Gilroy McMahon Architects

Collins Barracks

National Museum of Ireland 1994 - 1995 (Phase 1 €9.5m)

The National Museum of Ireland secured Collins Barracks, Ireland's largest and Europe's oldest military barracks in early 1994. The goal of the project was to convert the 7500m2 into fully flexible 21st century Museum space, incorporating the highest quality air control, security and communication systems and to allow flexibility for changing exhibitions in the future.

Phase 1 - the conversion of two sides of the magnificent Clarke Square ( a former parade ground) - is designed to operate initially as a self-contained entity, as well as to illustrate the strategy and act as a catalyst for the whole project.

Externally the design strategy was to transform a defensive building complex into an accessible public facility. Links were re-established through the barracks from north to south from the Arbour Hill area to the public park on the banks of the River Liffey. All the public assembly functions of the museum, the audio-visual room, the children's education rooms, the community meeting room, the bookshop and the café are located at ground level to open onto the "living square"
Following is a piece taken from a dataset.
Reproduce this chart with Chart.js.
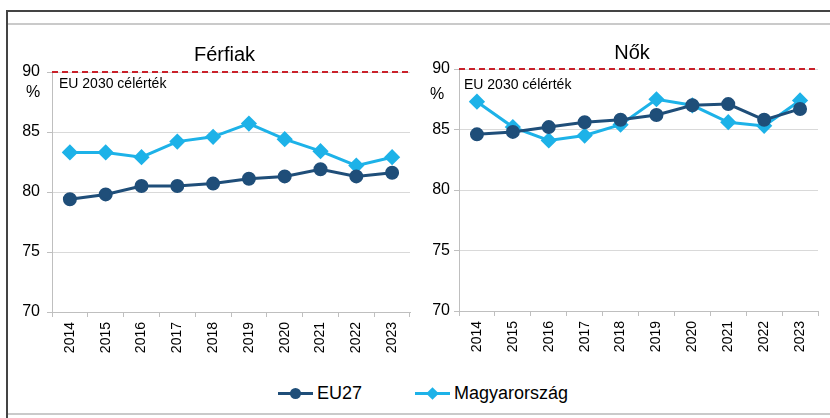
<!DOCTYPE html>
<html lang="hu">
<head>
<meta charset="utf-8">
<title>Foglalkoztatási ráta – Férfiak / Nők</title>
<script src="https://cdn.jsdelivr.net/npm/chart.js@4"></script>
<style>
  html, body { margin: 0; padding: 0; background: #fff; }
  body { width: 830px; height: 418px; position: relative; overflow: hidden;
         font-family: "Liberation Sans", Arial, sans-serif; }
  .frame-top { position: absolute; left: 6px; top: 10px; width: 824px; height: 2px; background: #444; }
  .frame-left { position: absolute; left: 6px; top: 10px; width: 2px; height: 408px; background: #444; }
  .rule { position: absolute; left: 8px; width: 822px; height: 2px; background: #cacaca; }
  .panel { position: absolute; }
  .legend { position: absolute; top: 381px; left: 0; height: 24px; }
  .legend-item { position: absolute; top: 0; height: 24px; }
  .legend-item .ln { position: absolute; top: 11px; left: 0; width: 35px; height: 3px; }
  .legend-item .mk { position: absolute; }
  .legend-item .tx { position: absolute; top: 2px; font-size: 18px; color: #000; white-space: nowrap; }
</style>
</head>
<body>
<div class="frame-top"></div>
<div class="frame-left"></div>
<div class="rule" style="top:23px"></div>
<div class="rule" style="top:413px"></div>

<div class="panel" style="left:10px; top:30px; width:410px; height:330px;">
  <canvas id="chart-ferfiak"></canvas>
</div>
<div class="panel" style="left:417px; top:27px; width:413px; height:332px;">
  <canvas id="chart-nok"></canvas>
</div>

<div class="legend" id="legend"></div>

<script>
// ── Data ──────────────────────────────────────────────────
const years = ['2014', '2015', '2016', '2017', '2018', '2019', '2020', '2021', '2022', '2023'];

const ferfiakEU27 = [79.4, 79.8, 80.5, 80.5, 80.7, 81.1, 81.3, 81.9, 81.3, 81.6];
const ferfiakHU   = [83.3, 83.3, 82.9, 84.2, 84.6, 85.7, 84.4, 83.4, 82.2, 82.9];

const nokEU27 = [84.6, 84.8, 85.2, 85.6, 85.8, 86.2, 87.0, 87.1, 85.8, 86.7];
const nokHU   = [87.3, 85.2, 84.1, 84.5, 85.4, 87.5, 87.0, 85.6, 85.3, 87.4];

const seriesNames = ['EU27', 'Magyarország'];
const yTicks = [70, 75, 80, 85, 90];
const target = 90;
const targetLabel = 'EU 2030 célérték';

const FONT = '"Liberation Sans", Arial, sans-serif';
const COLORS = {
    eu: '#1f4e79',
    hu: '#1db2e8',
    target: '#c9212a',
    grid: '#d9d9d9',
    axis: '#bfbfbf'
};

/**
 * Panel title, target line + its label, and the "%" unit under the top tick
 */
const panelDecorPlugin = {
    id: 'panelDecor',
    beforeDatasetsDraw(chart, args, opts) {
        const { ctx, chartArea: { left, right, top } } = chart;
        const y = chart.scales.y.getPixelForValue(target);

        ctx.save();
        ctx.strokeStyle = COLORS.target;
        ctx.lineWidth = 2;
        ctx.setLineDash([6, 4]);
        ctx.beginPath();
        ctx.moveTo(left, y);
        ctx.lineTo(right, y);
        ctx.stroke();
        ctx.setLineDash([]);

        ctx.fillStyle = '#000';
        ctx.textBaseline = 'middle';
        ctx.textAlign = 'left';
        ctx.font = `14px ${FONT}`;
        ctx.fillText(targetLabel, left + opts.labelDx, top + opts.labelDy);

        ctx.textAlign = 'center';
        ctx.font = `16px ${FONT}`;
        ctx.fillText('%', left + opts.unitDx, top + opts.unitDy);

        // panel title
        ctx.font = `20px ${FONT}`;
        ctx.fillText(opts.title, (left + right) / 2 + opts.titleDx, opts.titleY);
        ctx.restore();
    }
};

function makeChart(id, euData, huData, pad, decor) {
    return new Chart(document.getElementById(id), {
        type: 'line',
        data: {
            labels: years,
            datasets: [{
                label: seriesNames[0],
                data: euData,
                borderColor: COLORS.eu,
                backgroundColor: COLORS.eu,
                borderWidth: 3,
                pointStyle: 'circle',
                pointRadius: 5.5,
                pointBackgroundColor: COLORS.eu,
                pointBorderColor: COLORS.eu,
                tension: 0
            }, {
                label: seriesNames[1],
                data: huData,
                borderColor: COLORS.hu,
                backgroundColor: COLORS.hu,
                borderWidth: 3,
                pointStyle: 'rectRot',
                pointRadius: 6,
                pointBackgroundColor: COLORS.hu,
                pointBorderColor: COLORS.hu,
                tension: 0
            }]
        },
        plugins: [panelDecorPlugin],
        options: {
            responsive: true,
            maintainAspectRatio: false,
            animation: false,
            layout: { padding: { left: 0, right: pad.right, top: 42, bottom: 0 } },
            plugins: {
                legend: { display: false },
                tooltip: { enabled: false },
                title: { display: false },
                panelDecor: decor
            },
            scales: {
                x: {
                    offset: true,
                    afterFit: s => { s.height = 48; },
                    grid: { offset: true, drawOnChartArea: false, drawTicks: true, tickLength: 5, color: COLORS.axis },
                    border: { display: true, color: COLORS.axis, width: 1 },
                    ticks: {
                        color: '#000',
                        font: { family: FONT, size: 14 },
                        minRotation: 90,
                        maxRotation: 90,
                        padding: 5,
                        autoSkip: false
                    }
                },
                y: {
                    min: yTicks[0],
                    max: yTicks[yTicks.length - 1],
                    afterFit: s => { s.width = 42; },
                    afterBuildTicks: s => { s.ticks = yTicks.map(v => ({ value: v })); },
                    grid: { color: COLORS.grid, lineWidth: 1, tickLength: 5, tickColor: COLORS.axis },
                    border: { display: true, color: COLORS.axis, width: 1 },
                    ticks: {
                        color: '#000',
                        font: { family: FONT, size: 16 },
                        padding: pad.tickPad
                    }
                }
            }
        }
    });
}

makeChart('chart-ferfiak', ferfiakEU27, ferfiakHU,
    { right: 10, tickPad: 7 },
    { title: 'Férfiak', titleDx: -6.5, titleY: 25, labelDx: 7, labelDy: 12, unitDx: -19, unitDy: 21 });

makeChart('chart-nok', nokEU27, nokHU,
    { right: 12, tickPad: 4 },
    { title: 'Nők', titleDx: -6.5, titleY: 26, labelDx: 5, labelDy: 16, unitDx: -22, unitDy: 26 });

// ── Shared legend (HTML) ──────────────────────────────────
function renderLegend() {
    const legend = document.getElementById('legend');
    const items = [
        { name: seriesNames[0], color: COLORS.eu, x: 278, shape: 'circle' },
        { name: seriesNames[1], color: COLORS.hu, x: 415, shape: 'diamond' }
    ];
    legend.innerHTML = items.map(it => {
        const mk = it.shape === 'circle'
            ? `<span class="mk" style="left:12px;top:7px;width:11px;height:11px;border-radius:50%;background:${it.color}"></span>`
            : `<span class="mk" style="left:13px;top:8px;width:9px;height:9px;transform:rotate(45deg);background:${it.color}"></span>`;
        return `<div class="legend-item" style="left:${it.x}px">
            <span class="ln" style="background:${it.color}"></span>${mk}
            <span class="tx" style="left:39px">${it.name}</span>
        </div>`;
    }).join('');
}
renderLegend();
</script>
</body>
</html>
Internally, the challenge lay in reconciling the needs of a highly serviced modern museum within the shell of a three-hundred year old building. Although the existing barracks had few architectural flourishes, it is this very robustness and repetition that gives the buildings their powerful atmosphere. These qualities largely determined the nature of the intervention. We recognised that the transformation into a museum had to be effected by both enhancing and contrasting with the existing.